- _What you have to do_
Return the lines below exactly, from the first line to the line that contains "const yExponents = [0, -1, -2, -3, -4, -5];". Leave out pictures.

- _Material_
# # # #

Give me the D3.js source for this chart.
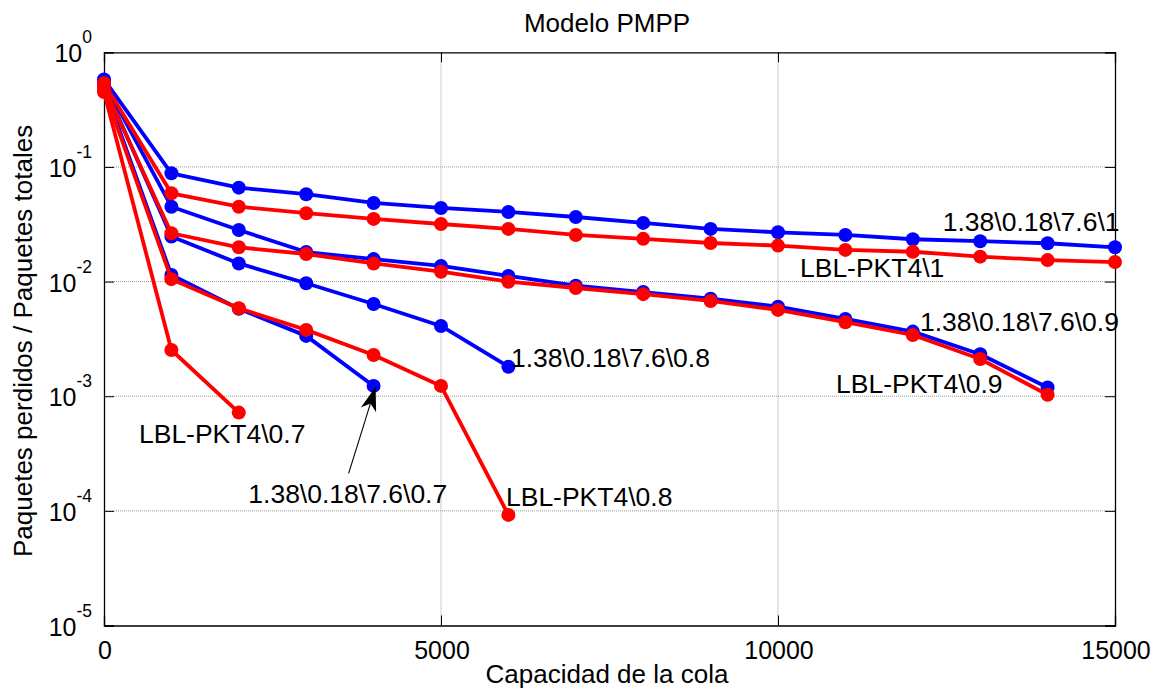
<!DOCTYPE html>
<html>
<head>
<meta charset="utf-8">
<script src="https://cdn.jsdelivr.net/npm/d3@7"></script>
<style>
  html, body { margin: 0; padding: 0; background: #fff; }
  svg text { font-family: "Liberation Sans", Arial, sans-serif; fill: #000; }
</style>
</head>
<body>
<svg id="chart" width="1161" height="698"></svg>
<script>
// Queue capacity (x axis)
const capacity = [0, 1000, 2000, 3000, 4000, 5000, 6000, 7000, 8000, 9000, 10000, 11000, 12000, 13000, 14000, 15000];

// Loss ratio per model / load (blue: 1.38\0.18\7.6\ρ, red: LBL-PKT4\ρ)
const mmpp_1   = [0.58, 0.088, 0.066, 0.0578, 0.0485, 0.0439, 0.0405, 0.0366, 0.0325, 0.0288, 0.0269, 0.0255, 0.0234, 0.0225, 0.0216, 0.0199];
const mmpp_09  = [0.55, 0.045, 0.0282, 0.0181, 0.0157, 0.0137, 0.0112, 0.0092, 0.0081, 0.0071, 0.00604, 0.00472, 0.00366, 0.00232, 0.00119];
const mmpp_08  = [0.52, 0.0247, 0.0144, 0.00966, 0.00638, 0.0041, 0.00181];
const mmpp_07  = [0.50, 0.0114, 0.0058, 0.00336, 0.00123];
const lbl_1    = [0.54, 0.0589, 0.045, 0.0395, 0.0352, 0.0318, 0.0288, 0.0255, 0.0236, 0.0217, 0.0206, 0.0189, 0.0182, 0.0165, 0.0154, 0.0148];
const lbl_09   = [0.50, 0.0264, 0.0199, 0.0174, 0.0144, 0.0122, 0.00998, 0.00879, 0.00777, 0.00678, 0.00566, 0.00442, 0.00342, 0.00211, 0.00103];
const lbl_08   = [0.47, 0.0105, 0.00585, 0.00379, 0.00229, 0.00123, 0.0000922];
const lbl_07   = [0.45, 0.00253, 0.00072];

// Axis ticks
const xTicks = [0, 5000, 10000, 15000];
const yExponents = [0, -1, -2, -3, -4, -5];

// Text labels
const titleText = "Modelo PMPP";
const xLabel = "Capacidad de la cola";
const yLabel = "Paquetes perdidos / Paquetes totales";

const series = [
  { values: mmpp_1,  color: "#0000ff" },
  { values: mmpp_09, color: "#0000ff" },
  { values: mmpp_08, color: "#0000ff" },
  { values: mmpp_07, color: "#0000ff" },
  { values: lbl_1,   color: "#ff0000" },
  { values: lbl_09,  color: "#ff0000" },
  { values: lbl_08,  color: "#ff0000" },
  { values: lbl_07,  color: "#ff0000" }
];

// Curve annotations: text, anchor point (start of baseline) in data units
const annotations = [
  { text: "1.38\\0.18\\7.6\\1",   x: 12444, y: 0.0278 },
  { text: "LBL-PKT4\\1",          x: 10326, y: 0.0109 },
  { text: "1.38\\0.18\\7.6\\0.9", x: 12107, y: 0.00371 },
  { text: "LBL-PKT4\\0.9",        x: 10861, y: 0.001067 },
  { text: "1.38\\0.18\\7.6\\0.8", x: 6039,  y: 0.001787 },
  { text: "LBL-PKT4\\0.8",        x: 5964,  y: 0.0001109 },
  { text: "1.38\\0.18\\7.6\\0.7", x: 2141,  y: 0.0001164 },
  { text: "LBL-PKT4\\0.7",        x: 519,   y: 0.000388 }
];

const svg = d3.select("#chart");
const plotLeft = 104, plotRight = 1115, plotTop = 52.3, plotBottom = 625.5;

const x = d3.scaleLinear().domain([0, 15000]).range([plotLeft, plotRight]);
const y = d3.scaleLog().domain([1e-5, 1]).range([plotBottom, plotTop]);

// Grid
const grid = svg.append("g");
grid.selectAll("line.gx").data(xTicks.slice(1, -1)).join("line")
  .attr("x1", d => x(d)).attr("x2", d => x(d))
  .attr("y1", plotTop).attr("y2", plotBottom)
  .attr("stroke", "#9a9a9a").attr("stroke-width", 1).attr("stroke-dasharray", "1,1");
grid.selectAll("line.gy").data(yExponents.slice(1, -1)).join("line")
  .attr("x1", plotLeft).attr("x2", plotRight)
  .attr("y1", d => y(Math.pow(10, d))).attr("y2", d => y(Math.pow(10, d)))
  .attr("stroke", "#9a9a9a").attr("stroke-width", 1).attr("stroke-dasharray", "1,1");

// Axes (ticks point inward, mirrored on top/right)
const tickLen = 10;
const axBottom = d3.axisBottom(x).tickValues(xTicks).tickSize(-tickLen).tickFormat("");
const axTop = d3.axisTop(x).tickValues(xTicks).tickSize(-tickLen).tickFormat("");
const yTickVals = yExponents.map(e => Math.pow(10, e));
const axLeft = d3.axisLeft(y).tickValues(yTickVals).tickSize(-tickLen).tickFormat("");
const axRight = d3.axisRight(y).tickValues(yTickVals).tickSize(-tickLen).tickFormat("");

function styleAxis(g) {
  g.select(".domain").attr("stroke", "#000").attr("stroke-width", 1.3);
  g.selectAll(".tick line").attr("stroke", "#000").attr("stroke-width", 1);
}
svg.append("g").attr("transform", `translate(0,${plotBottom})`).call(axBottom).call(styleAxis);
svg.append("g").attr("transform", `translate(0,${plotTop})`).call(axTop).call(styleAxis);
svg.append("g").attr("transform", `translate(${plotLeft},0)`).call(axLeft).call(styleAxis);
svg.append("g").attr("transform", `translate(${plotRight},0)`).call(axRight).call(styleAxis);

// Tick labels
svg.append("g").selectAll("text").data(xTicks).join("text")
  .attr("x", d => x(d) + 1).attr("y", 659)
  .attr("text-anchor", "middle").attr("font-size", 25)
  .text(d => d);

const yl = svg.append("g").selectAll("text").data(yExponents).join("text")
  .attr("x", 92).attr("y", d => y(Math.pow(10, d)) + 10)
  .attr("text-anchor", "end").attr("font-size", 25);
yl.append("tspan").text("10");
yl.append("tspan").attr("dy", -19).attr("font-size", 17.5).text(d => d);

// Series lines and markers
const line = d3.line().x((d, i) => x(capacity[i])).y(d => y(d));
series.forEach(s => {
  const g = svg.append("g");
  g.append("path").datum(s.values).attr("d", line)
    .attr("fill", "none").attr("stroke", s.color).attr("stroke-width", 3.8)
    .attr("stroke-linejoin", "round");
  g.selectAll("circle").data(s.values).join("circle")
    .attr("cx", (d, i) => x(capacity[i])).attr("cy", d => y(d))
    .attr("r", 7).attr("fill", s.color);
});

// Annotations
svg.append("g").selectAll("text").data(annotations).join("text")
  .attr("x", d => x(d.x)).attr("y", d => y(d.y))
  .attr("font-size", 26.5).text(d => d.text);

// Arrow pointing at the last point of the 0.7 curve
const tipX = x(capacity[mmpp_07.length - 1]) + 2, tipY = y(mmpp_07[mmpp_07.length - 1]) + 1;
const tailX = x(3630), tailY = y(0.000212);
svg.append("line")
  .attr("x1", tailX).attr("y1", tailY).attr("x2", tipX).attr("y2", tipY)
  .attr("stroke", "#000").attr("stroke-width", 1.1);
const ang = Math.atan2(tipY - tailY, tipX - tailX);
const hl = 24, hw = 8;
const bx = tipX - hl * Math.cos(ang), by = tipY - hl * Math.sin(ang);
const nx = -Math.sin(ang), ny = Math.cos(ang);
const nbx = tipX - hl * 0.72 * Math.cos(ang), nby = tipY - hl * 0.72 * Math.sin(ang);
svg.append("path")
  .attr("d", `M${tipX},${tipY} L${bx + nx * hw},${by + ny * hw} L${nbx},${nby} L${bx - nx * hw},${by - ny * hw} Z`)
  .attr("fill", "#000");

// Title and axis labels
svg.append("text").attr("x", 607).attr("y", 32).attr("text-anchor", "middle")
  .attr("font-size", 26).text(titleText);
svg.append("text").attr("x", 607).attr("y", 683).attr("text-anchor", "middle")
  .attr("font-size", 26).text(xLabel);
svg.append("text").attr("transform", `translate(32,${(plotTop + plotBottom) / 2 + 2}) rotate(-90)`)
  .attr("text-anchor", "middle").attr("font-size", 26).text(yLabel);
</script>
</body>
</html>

# # # #

- _Exercise answer_
Give me the D3.js source for this chart.
<!DOCTYPE html>
<html>
<head>
<meta charset="utf-8">
<script src="https://cdn.jsdelivr.net/npm/d3@7"></script>
<style>
  html, body { margin: 0; padding: 0; background: #fff; }
  svg text { font-family: "Liberation Sans", Arial, sans-serif; fill: #000; }
</style>
</head>
<body>
<svg id="chart" width="1161" height="698"></svg>
<script>
// Queue capacity (x axis)
const capacity = [0, 1000, 2000, 3000, 4000, 5000, 6000, 7000, 8000, 9000, 10000, 11000, 12000, 13000, 14000, 15000];

// Loss ratio per model / load (blue: 1.38\0.18\7.6\ρ, red: LBL-PKT4\ρ)
const mmpp_1   = [0.58, 0.088, 0.066, 0.0578, 0.0485, 0.0439, 0.0405, 0.0366, 0.0325, 0.0288, 0.0269, 0.0255, 0.0234, 0.0225, 0.0216, 0.0199];
const mmpp_09  = [0.55, 0.045, 0.0282, 0.0181, 0.0157, 0.0137, 0.0112, 0.0092, 0.0081, 0.0071, 0.00604, 0.00472, 0.00366, 0.00232, 0.00119];
const mmpp_08  = [0.52, 0.0247, 0.0144, 0.00966, 0.00638, 0.0041, 0.00181];
const mmpp_07  = [0.50, 0.0114, 0.0058, 0.00336, 0.00123];
const lbl_1    = [0.54, 0.0589, 0.045, 0.0395, 0.0352, 0.0318, 0.0288, 0.0255, 0.0236, 0.0217, 0.0206, 0.0189, 0.0182, 0.0165, 0.0154, 0.0148];
const lbl_09   = [0.50, 0.0264, 0.0199, 0.0174, 0.0144, 0.0122, 0.00998, 0.00879, 0.00777, 0.00678, 0.00566, 0.00442, 0.00342, 0.00211, 0.00103];
const lbl_08   = [0.47, 0.0105, 0.00585, 0.00379, 0.00229, 0.00123, 0.0000922];
const lbl_07   = [0.45, 0.00253, 0.00072];

// Axis ticks
const xTicks = [0, 5000, 10000, 15000];
const yExponents = [0, -1, -2, -3, -4, -5];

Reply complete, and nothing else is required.